* _Task directions_:
Every line of the material below must be repeated exactly.

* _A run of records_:
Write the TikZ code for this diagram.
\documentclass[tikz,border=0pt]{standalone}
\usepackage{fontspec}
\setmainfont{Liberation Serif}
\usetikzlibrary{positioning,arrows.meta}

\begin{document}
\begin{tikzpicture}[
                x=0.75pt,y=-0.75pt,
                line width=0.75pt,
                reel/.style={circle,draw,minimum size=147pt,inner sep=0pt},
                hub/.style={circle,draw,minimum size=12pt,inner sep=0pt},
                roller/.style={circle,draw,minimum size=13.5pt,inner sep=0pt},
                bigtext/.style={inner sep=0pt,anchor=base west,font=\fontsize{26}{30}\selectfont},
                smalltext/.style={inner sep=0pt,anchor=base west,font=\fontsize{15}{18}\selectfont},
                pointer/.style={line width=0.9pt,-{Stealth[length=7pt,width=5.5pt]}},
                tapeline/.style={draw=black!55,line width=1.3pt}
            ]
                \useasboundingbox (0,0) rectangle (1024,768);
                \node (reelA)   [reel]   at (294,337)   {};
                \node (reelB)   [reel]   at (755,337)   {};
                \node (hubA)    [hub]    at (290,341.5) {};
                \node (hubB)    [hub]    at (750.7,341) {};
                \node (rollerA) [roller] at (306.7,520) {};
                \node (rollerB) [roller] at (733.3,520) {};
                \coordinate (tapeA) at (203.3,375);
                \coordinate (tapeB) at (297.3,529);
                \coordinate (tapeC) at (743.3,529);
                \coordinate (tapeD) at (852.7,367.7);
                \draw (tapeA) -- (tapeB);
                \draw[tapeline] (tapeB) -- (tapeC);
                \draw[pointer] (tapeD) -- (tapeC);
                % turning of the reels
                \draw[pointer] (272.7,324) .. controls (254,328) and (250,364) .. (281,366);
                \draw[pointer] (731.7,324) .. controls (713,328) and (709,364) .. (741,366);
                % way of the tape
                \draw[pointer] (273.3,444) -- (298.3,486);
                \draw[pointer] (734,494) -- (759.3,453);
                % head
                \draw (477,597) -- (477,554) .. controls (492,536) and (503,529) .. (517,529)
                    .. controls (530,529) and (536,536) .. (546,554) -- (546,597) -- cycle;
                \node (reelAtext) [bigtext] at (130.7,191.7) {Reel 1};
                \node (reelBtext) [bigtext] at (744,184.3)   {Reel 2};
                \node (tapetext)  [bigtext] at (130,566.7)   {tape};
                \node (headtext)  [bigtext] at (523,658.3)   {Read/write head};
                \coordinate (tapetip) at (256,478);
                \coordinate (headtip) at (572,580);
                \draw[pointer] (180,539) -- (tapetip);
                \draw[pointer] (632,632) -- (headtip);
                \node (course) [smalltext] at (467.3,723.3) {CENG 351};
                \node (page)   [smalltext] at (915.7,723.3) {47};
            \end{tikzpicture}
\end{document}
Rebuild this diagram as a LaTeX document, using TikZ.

* _Finished answer_:
Write the TikZ code for this diagram.
\documentclass[tikz,border=0pt]{standalone}
\usepackage{fontspec}
\setmainfont{Liberation Serif}
\usetikzlibrary{positioning,arrows.meta}

\begin{document}
\begin{tikzpicture}[
                x=0.75pt,y=-0.75pt,
                line width=0.75pt,
                reel/.style={circle,draw,minimum size=147pt,inner sep=0pt},
                hub/.style={circle,draw,minimum size=12pt,inner sep=0pt},
                roller/.style={circle,draw,minimum size=13.5pt,inner sep=0pt},
                bigtext/.style={inner sep=0pt,anchor=base west,font=\fontsize{26}{30}\selectfont},
                smalltext/.style={inner sep=0pt,anchor=base west,font=\fontsize{15}{18}\selectfont},
                pointer/.style={line width=0.9pt,-{Stealth[length=7pt,width=5.5pt]}},
                tapeline/.style={draw=black!55,line width=1.3pt}
            ]
                \useasboundingbox (0,0) rectangle (1024,768);
                \node (reelA)   [reel]   at (294,337)   {};
                \node (reelB)   [reel]   at (755,337)   {};
                \node (hubA)    [hub]    at (290,341.5) {};
                \node (hubB)    [hub]    at (750.7,341) {};
                \node (rollerA) [roller] at (306.7,520) {};
                \node (rollerB) [roller] at (733.3,520) {};
                \coordinate (tapeA) at (203.3,375);
                \coordinate (tapeB) at (297.3,529);
                \coordinate (tapeC) at (743.3,529);
                \coordinate (tapeD) at (852.7,367.7);
                \draw (tapeA) -- (tapeB);
                \draw[tapeline] (tapeB) -- (tapeC);
                \draw[pointer] (tapeD) -- (tapeC);
                % turning of the reels
                \draw[pointer] (272.7,324) .. controls (254,328) and (250,364) .. (281,366);
                \draw[pointer] (731.7,324) .. controls (713,328) and (709,364) .. (741,366);
                % way of the tape
                \draw[pointer] (273.3,444) -- (298.3,486);
                \draw[pointer] (734,494) -- (759.3,453);
                % head
                \draw (477,597) -- (477,554) .. controls (492,536) and (503,529) .. (517,529)
                    .. controls (530,529) and (536,536) .. (546,554) -- (546,597) -- cycle;
                \node (reelAtext) [bigtext] at (130.7,191.7) {Reel 1};
                \node (reelBtext) [bigtext] at (744,184.3)   {Reel 2};
                \node (tapetext)  [bigtext] at (130,566.7)   {tape};
                \node (headtext)  [bigtext] at (523,658.3)   {Read/write head};
                \coordinate (tapetip) at (256,478);
                \coordinate (headtip) at (572,580);
                \draw[pointer] (180,539) -- (tapetip);
                \draw[pointer] (632,632) -- (headtip);
                \node (course) [smalltext] at (467.3,723.3) {CENG 351};
                \node (page)   [smalltext] at (915.7,723.3) {47};
            \end{tikzpicture}
\end{document}
Rebuild this diagram as a LaTeX document, using TikZ.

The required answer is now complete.